Memahami logika hati sama dengan memahami seluk beluk karakteristik Al-Qur’an
dengan menggunakan akal (logika).
Akal
bekerja dengan ketentuan berfikir sebab akibat. Pola pikir sebab akibat
kemudian dikenal dengan ilmu logika. Sejak saat itu logika memahami hati (Al-Qur’an)

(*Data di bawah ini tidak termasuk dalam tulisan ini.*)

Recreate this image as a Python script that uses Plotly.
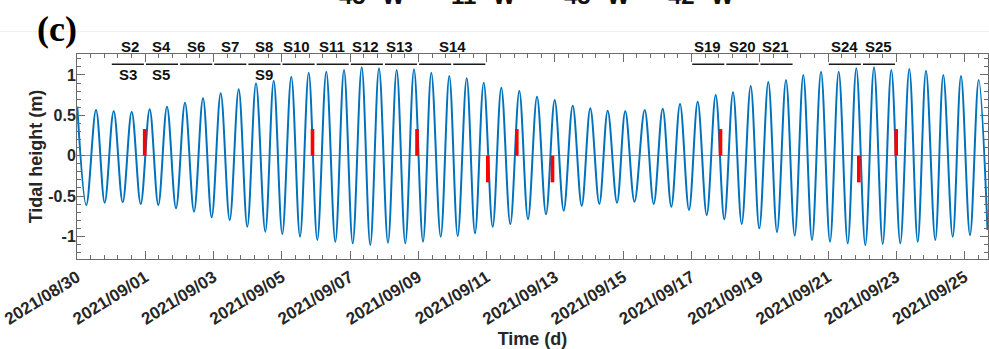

dan logika memahami alam menjadi dua hal berbeda kadang bersebarangan kadang
saling menguatkan. Al-Ghazali ingin menjaga keteraturan sebagaimana struktur
ruh dalam jiwa bahwa hati adalah raja, maka tidak mungkin raja tunduk kepada
logika indera, sudah seharusnya indera tunduk kepada logika hati dan indera
harus melayaninya.
Logika
tuhan adalah logika yang digali dari Al-Qur’an sebagai sumber logika hati. Bertujuan
seperti Al-Ghazali menjadikan hati sebagai raja dan indera harus taat kepada
raja dengan melayani akal (logika) untuk melayani raja. Logika tuhan memperkuat
pemikiran Al-Ghazali, yaitu menjadikan hati sebagai raja dengan memberikan
wewenang kepada akal untuk mengendalikan indera. Sebagai mana pemerintahan
dalam kota, raja tidak aktif mengatur penguasa lokal dan mengawasi polisi. Raja
cukup memberi wewenang kepada perdana menteri (akal) yang taat kepada logika
hati untuk mengendalikan penguasa-penguasa lokal dan polisi. Akal bekerja dengan
logika tuhan yang menyuarakan suara-suara hati sebagai raja. Sesungguhnya hati
sebagai raja, dan akal sebagai perdana menteri, keduanya pembawa kebenaran dari
Tuhan yang mengajarkan logika-logika Tuhan kepada manusia dalam kitab suci. Wallahu’alam.